### EXERCISE PROMPT
Isolate every line in the data with the string "matplotlib" and copy it.

### DATA PROVIDED
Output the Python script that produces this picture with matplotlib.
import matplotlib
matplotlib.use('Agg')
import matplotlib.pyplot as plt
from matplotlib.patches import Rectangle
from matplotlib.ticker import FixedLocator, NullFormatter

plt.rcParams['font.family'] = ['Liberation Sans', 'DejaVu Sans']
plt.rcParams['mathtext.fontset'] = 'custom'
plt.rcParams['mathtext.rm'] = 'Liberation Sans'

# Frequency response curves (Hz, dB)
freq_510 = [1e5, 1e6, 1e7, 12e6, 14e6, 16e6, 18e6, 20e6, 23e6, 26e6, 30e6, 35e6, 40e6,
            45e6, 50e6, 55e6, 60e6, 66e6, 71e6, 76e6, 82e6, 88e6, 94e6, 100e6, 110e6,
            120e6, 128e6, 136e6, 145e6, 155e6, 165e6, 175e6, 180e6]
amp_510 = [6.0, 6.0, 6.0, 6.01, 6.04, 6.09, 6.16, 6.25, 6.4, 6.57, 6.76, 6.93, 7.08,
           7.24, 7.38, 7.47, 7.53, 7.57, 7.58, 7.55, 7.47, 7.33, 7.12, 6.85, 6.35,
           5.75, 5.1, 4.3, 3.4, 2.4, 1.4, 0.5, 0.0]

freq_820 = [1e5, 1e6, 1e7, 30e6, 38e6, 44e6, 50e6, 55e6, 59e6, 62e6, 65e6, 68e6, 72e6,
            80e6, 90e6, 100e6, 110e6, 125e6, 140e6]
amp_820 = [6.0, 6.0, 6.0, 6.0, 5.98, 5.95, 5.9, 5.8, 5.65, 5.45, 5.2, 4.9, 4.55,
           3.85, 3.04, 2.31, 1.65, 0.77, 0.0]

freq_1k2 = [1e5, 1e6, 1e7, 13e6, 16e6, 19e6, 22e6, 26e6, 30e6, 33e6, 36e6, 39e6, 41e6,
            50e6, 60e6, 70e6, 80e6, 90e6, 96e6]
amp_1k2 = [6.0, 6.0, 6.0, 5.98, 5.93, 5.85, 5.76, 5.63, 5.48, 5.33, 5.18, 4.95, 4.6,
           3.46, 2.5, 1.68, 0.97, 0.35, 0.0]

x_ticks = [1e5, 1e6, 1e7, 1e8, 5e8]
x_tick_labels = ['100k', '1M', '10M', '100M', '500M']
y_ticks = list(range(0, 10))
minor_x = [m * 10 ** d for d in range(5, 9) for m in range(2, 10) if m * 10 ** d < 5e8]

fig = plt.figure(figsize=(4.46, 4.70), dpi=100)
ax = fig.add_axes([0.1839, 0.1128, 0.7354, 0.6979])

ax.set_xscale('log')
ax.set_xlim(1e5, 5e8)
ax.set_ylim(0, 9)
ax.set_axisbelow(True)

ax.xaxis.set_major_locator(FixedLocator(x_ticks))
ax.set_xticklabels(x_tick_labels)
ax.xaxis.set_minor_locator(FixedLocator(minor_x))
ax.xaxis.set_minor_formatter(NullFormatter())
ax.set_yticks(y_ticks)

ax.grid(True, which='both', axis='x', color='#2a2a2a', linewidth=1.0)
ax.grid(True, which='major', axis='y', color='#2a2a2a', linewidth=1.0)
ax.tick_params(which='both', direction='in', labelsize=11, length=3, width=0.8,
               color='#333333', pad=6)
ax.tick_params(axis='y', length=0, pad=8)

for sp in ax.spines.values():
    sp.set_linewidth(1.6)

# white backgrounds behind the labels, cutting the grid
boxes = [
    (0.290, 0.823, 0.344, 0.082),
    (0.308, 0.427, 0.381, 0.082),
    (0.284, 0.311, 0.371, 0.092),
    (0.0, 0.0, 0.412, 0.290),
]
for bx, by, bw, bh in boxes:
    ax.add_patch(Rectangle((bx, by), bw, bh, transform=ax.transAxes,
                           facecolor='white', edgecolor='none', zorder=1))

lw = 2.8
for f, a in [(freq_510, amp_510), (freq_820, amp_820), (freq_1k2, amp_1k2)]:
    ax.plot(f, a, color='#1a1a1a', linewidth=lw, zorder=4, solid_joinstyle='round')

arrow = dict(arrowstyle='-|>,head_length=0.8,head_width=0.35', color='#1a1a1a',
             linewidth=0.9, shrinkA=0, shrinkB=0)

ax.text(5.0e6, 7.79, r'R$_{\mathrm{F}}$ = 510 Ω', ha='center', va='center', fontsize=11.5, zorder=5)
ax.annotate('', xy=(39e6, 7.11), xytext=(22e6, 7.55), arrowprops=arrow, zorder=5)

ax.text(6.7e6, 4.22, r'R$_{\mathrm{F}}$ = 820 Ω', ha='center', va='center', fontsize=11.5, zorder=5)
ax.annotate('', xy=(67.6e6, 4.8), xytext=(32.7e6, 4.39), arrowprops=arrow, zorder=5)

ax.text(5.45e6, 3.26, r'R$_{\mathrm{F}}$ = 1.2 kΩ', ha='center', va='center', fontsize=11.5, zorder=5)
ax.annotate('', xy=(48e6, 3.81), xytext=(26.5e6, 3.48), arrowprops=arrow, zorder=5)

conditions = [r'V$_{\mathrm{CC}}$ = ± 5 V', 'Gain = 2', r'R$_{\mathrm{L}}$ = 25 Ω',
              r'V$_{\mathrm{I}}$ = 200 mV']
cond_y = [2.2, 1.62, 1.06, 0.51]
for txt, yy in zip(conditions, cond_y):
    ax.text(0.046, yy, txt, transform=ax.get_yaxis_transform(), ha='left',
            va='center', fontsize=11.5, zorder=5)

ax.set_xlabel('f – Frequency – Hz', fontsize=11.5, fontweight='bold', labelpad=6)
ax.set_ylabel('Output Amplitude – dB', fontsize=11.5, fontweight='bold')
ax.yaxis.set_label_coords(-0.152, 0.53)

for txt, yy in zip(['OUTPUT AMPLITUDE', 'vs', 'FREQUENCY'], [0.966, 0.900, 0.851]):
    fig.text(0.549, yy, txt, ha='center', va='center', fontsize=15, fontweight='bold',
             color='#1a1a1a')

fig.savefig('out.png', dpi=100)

### RESPONSE TO THE EXERCISE
Output the Python script that produces this picture with matplotlib.
import matplotlib
matplotlib.use('Agg')
import matplotlib.pyplot as plt
from matplotlib.patches import Rectangle
from matplotlib.ticker import FixedLocator, NullFormatter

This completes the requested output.